— begin —

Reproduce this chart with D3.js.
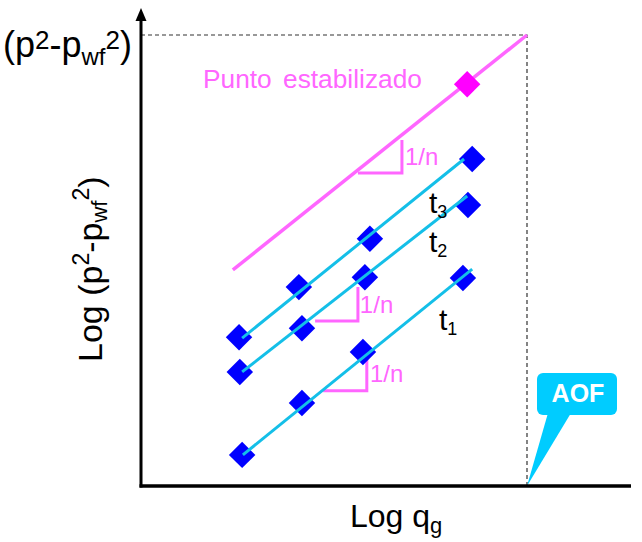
<!DOCTYPE html>
<html>
<head>
<meta charset="utf-8">
<script src="https://cdn.jsdelivr.net/npm/d3@7"></script>
<style>
  html, body { margin: 0; padding: 0; background: #fff; }
  svg { display: block; font-family: "Liberation Sans", Arial, sans-serif; }
</style>
</head>
<body>
<svg id="chart" width="642" height="542"></svg>
<script>
// ---- data (schematic units: 0..10 on both log axes) ----
const xDomain = [0, 10];          // Log qg  (10 = AOF)
const yDomain = [0, 10];          // Log (p2 - pwf2) (10 = pwf = 0)

const seriesNames = ["t1", "t2", "t3"];
const t1Points = [[2.62, 0.69], [4.17, 1.84], [5.75, 2.97], [8.34, 4.61]];
const t2Points = [[2.56, 2.53], [4.17, 3.50], [5.80, 4.63], [8.47, 6.23]];
const t3Points = [[2.54, 3.30], [4.09, 4.41], [5.93, 5.48], [8.58, 7.25]];

const t1Line = [[2.64, 0.69], [8.58, 4.81]];
const t2Line = [[2.62, 2.53], [8.45, 6.43]];
const t3Line = [[2.62, 3.28], [8.37, 7.25]];

const stabilizedLine = [[2.38, 4.79], [10, 10]];
const stabilizedPoint = [[8.45, 8.91]];

// slope triangles: [corner start x, corner x, base y, top y]
const slopeTriangles = [
  [5.62, 6.76, 6.94, 7.67],
  [4.51, 5.62, 3.66, 4.41],
  [4.72, 5.85, 2.11, 2.86]
];
const slopeLabels = [[6.84, 7.12], [5.67, 3.84], [5.93, 2.31]];
const seriesLabelPos = [[7.72, 3.45], [7.46, 5.18], [7.46, 6.06]];

// ---- drawing ----
const svg = d3.select("#chart");
const x = d3.scaleLinear().domain(xDomain).range([141, 527]);
const y = d3.scaleLinear().domain(yDomain).range([486, 35]);

const PINK = "#ff66ff", CYAN = "#14bfe8", BLUE = "#0000ff";

// dashed guides
svg.append("path")
  .attr("d", `M${x(0)},${y(10)}H${x(10)}V${y(0)}`)
  .attr("fill", "none").attr("stroke", "#333").attr("stroke-width", 1.2)
  .attr("stroke-dasharray", "4,3");

// AOF callout
svg.append("path")
  .attr("d", `M${x(10)},${y(0)}L548,413L571,413Z`)
  .attr("fill", "#00ccff");
svg.append("rect").attr("x", 537).attr("y", 373).attr("width", 80).attr("height", 42)
  .attr("rx", 6).attr("fill", "#00ccff");
svg.append("text").attr("x", 578).attr("y", 402).attr("text-anchor", "middle")
  .attr("font-size", 25).attr("font-weight", "bold").attr("fill", "#fff").text("AOF");

// axes
svg.append("line").attr("x1", x(0)).attr("y1", y(0) + 1.5).attr("x2", x(0)).attr("y2", 18)
  .attr("stroke", "#000").attr("stroke-width", 3);
svg.append("path").attr("d", `M${x(0)},8L${x(0) - 5.5},21L${x(0) + 5.5},21Z`).attr("fill", "#000");
svg.append("line").attr("x1", x(0) - 1.5).attr("y1", y(0)).attr("x2", 631).attr("y2", y(0))
  .attr("stroke", "#000").attr("stroke-width", 3.5);

const line = d3.line().x(d => x(d[0])).y(d => y(d[1]));

// stabilized line
svg.append("path").attr("d", line(stabilizedLine)).attr("fill", "none")
  .attr("stroke", PINK).attr("stroke-width", 3.5);

// slope triangles
svg.selectAll("path.tri").data(slopeTriangles).join("path").attr("class", "tri")
  .attr("d", d => `M${x(d[0])},${y(d[2])}H${x(d[1])}V${y(d[3])}`)
  .attr("fill", "none").attr("stroke", PINK).attr("stroke-width", 3);
svg.selectAll("text.slope").data(slopeLabels).join("text").attr("class", "slope")
  .attr("x", d => x(d[0])).attr("y", d => y(d[1]))
  .attr("font-size", 24).attr("fill", PINK).text("1/n");

// fit lines
const fitLines = [t1Line, t2Line, t3Line];

// points
const diamond = d3.symbol().type(d3.symbolSquare).size(350);
const allPoints = [...t1Points, ...t2Points, ...t3Points];
svg.selectAll("path.pt").data(allPoints).join("path").attr("class", "pt")
  .attr("d", diamond)
  .attr("transform", d => `translate(${x(d[0])},${y(d[1])}) rotate(45)`)
  .attr("fill", BLUE);

// fit lines drawn over the diamonds
svg.selectAll("path.fit").data(fitLines).join("path").attr("class", "fit")
  .attr("d", d => line(d)).attr("fill", "none").attr("stroke", CYAN).attr("stroke-width", 3);

svg.selectAll("path.sp").data(stabilizedPoint).join("path").attr("class", "sp")
  .attr("d", diamond)
  .attr("transform", d => `translate(${x(d[0])},${y(d[1])}) rotate(45)`)
  .attr("fill", "#ff00ff");

// series labels t1, t2, t3
const tl = svg.selectAll("text.tl").data(seriesNames).join("text").attr("class", "tl")
  .attr("x", (d, i) => x(seriesLabelPos[i][0])).attr("y", (d, i) => y(seriesLabelPos[i][1]))
  .attr("font-size", 30).attr("fill", "#000");
tl.append("tspan").text("t");
tl.append("tspan").attr("font-size", 18).attr("dy", 5).text(d => d.slice(1));

// Punto estabilizado
svg.append("text").attr("x", 203).attr("y", 88).attr("font-size", 26.3).attr("fill", PINK)
  .attr("word-spacing", 4).text("Punto estabilizado");

// top-left label (p2-pwf2)
const tlab = svg.append("text").attr("x", 3).attr("y", 57).attr("font-size", 36).attr("fill", "#000");
tlab.append("tspan").text("(p");
tlab.append("tspan").attr("font-size", 26).attr("dy", -8).text("2");
tlab.append("tspan").attr("dy", 8).text("-p");
tlab.append("tspan").attr("font-size", 24).attr("dy", 8).text("wf");
tlab.append("tspan").attr("font-size", 26).attr("dy", -16).text("2");
tlab.append("tspan").attr("dy", 8).text(")");

// y axis title
const ylab = svg.append("text").attr("transform", "translate(102,362) rotate(-90)")
  .attr("font-size", 34).attr("fill", "#000");
ylab.append("tspan").text("Log (p");
ylab.append("tspan").attr("font-size", 23).attr("dy", -13).text("2");
ylab.append("tspan").attr("dy", 13).text("-p");
ylab.append("tspan").attr("font-size", 22).attr("dy", 5).text("wf");
ylab.append("tspan").attr("font-size", 23).attr("dy", -18).text("2");
ylab.append("tspan").attr("dy", 13).text(")");

// x axis title
const xlab = svg.append("text").attr("x", 350).attr("y", 527).attr("font-size", 32).attr("fill", "#000");
xlab.append("tspan").text("Log q");
xlab.append("tspan").attr("font-size", 22).attr("dy", 6).text("g");
</script>
</body>
</html>
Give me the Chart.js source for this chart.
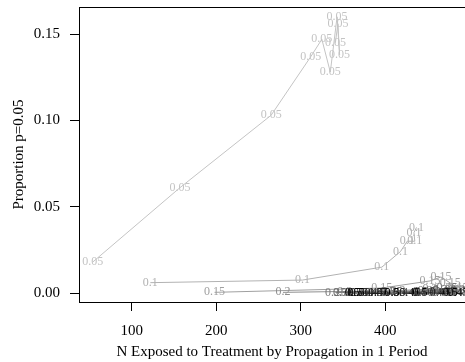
<!DOCTYPE html>
<html>
<head>
<meta charset="utf-8">
<script src="https://cdn.jsdelivr.net/npm/chart.js@4/dist/chart.umd.min.js"></script>
<style>
  html, body { margin: 0; padding: 0; background: #fff; }
</style>
</head>
<body>
<canvas id="propChart" width="465" height="362"></canvas>
<script>
// propagation probability of each series (also the text printed at every point)
var propagation = ["0.05", "0.1", "0.15", "0.2", "0.25", "0.3", "0.35", "0.4", "0.45", "0.5"];
var lineColors = ["#c4c4c4", "#b2b2b2", "#a0a0a0", "#8e8e8e", "#7a7a7a", "#666666", "#505050", "#3a3a3a", "#1c1c1c", "#000000"];

// N exposed (x) and proportion p=0.05 (y), one list per series
var nExposed = [
  [54, 157, 265, 312, 325, 335, 343, 346, 344, 341],
  [122, 302, 396, 418, 426, 435, 434, 437],
  [198, 396, 453, 466, 477, 486],
  [279, 352, 415, 453, 479, 491],
  [341, 408, 451, 473, 489],
  [347, 403, 441, 465, 486],
  [368, 412, 447, 471, 491],
  [377, 418, 439, 459, 483],
  [385, 388, 392, 429, 465, 486],
  [361, 364, 367, 408, 441, 477]
];
var proportion = [
  [0.018, 0.061, 0.103, 0.137, 0.147, 0.128, 0.160, 0.138, 0.156, 0.145],
  [0.006, 0.0075, 0.015, 0.024, 0.030, 0.030, 0.035, 0.038],
  [0.0004, 0.0029, 0.007, 0.0093, 0.0058, 0.0029],
  [0.0004, 0.0009, 0.0014, 0.0023, 0.0017, 0.0012],
  [0.0003, 0.0009, 0.0014, 0.0029, 0.0017],
  [0.0003, 0.0006, 0.0009, 0.0017, 0.0012],
  [0.0, 0.0003, 0.0006, 0.0009, 0.0006],
  [0.0, 0.0, 0.0003, 0.0003, 0.0003],
  [0.0, 0.0, 0.0, 0.0, 0.0, 0.0],
  [0.0, 0.0, 0.0, 0.0, 0.0, 0.0]
];

var xTicks = [100, 200, 300, 400];
var yTicks = [0, 0.05, 0.10, 0.15];

var datasets = propagation.map(function (p, i) {
  return {
    label: p,
    data: nExposed[i].map(function (n, j) { return { x: n, y: proportion[i][j] }; }),
    showLine: true,
    borderColor: lineColors[i],
    backgroundColor: lineColors[i],
    borderWidth: 1,
    pointRadius: 0,
    tension: 0
  };
});

// text label at each point + top edge of the box
var pointLabels = {
  id: 'pointLabels',
  afterDatasetsDraw: function (chart) {
    var ctx = chart.ctx, a = chart.chartArea;
    ctx.save();
    ctx.beginPath();
    ctx.rect(a.left, a.top, a.right - a.left, a.bottom - a.top);
    ctx.clip();
    ctx.font = '12px "Liberation Serif"';
    ctx.textAlign = 'center';
    ctx.textBaseline = 'middle';
    chart.data.datasets.forEach(function (ds, i) {
      ctx.fillStyle = ds.borderColor;
      chart.getDatasetMeta(i).data.forEach(function (pt) {
        ctx.fillText(ds.label, pt.x, pt.y);
      });
    });
    ctx.restore();

    ctx.save();
    ctx.strokeStyle = '#000';
    ctx.lineWidth = 1;
    ctx.beginPath();
    ctx.moveTo(a.left, a.top + 0.5);
    ctx.lineTo(a.right, a.top + 0.5);
    ctx.stroke();
    ctx.restore();
  }
};

var serif = { family: '"Liberation Serif"', size: 15 };

new Chart(document.getElementById('propChart').getContext('2d'), {
  type: 'scatter',
  data: { datasets: datasets },
  options: {
    responsive: false,
    animation: false,
    devicePixelRatio: 1,
    layout: { padding: { top: 7, right: 0, left: 0, bottom: 0 } },
    plugins: { legend: { display: false }, tooltip: { enabled: false } },
    scales: {
      x: {
        type: 'linear',
        position: 'bottom',
        min: 37.6,
        max: 494.4,
        afterBuildTicks: function (s) { s.ticks = xTicks.map(function (v) { return { value: v }; }); },
        afterFit: function (s) { s.height = 60; s.paddingLeft = 0; s.paddingRight = 0; },
        ticks: { font: serif, color: '#000', padding: 11, maxRotation: 0, autoSkip: false },
        grid: { drawOnChartArea: false, drawTicks: true, tickLength: 9, color: '#000' },
        border: { display: true, color: '#000' },
        title: { display: true, text: 'N Exposed to Treatment by Propagation in 1 Period', font: serif, color: '#000', padding: { top: 0, bottom: 1 } }
      },
      y: {
        type: 'linear',
        min: -0.0052,
        max: 0.1657,
        afterBuildTicks: function (s) { s.ticks = yTicks.map(function (v) { return { value: v }; }); },
        afterFit: function (s) { s.width = 79; s.paddingTop = 0; s.paddingBottom = 0; },
        ticks: { font: serif, color: '#000', padding: 10, callback: function (v) { return v.toFixed(2); } },
        grid: { drawOnChartArea: false, drawTicks: true, tickLength: 9, color: '#000' },
        border: { display: true, color: '#000' },
        title: { display: true, text: 'Proportion p=0.05', font: serif, color: '#000', padding: { top: 10, bottom: 0 } }
      }
    }
  },
  plugins: [pointLabels]
});
</script>
</body>
</html>
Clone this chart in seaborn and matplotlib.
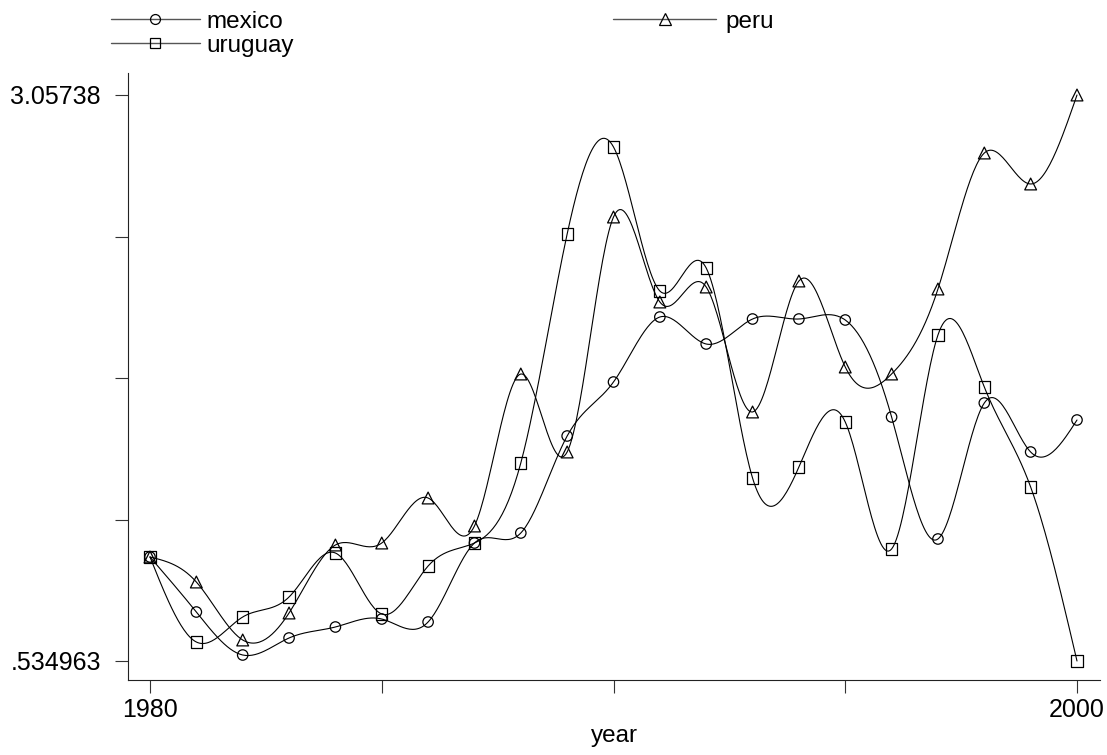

— end —

*Directive*
From the entries above, pull out each line that includes "this".

*Task solution*
Reproduce this chart with D3.js.
Give me the Chart.js source for this chart.
Clone this chart in seaborn and matplotlib.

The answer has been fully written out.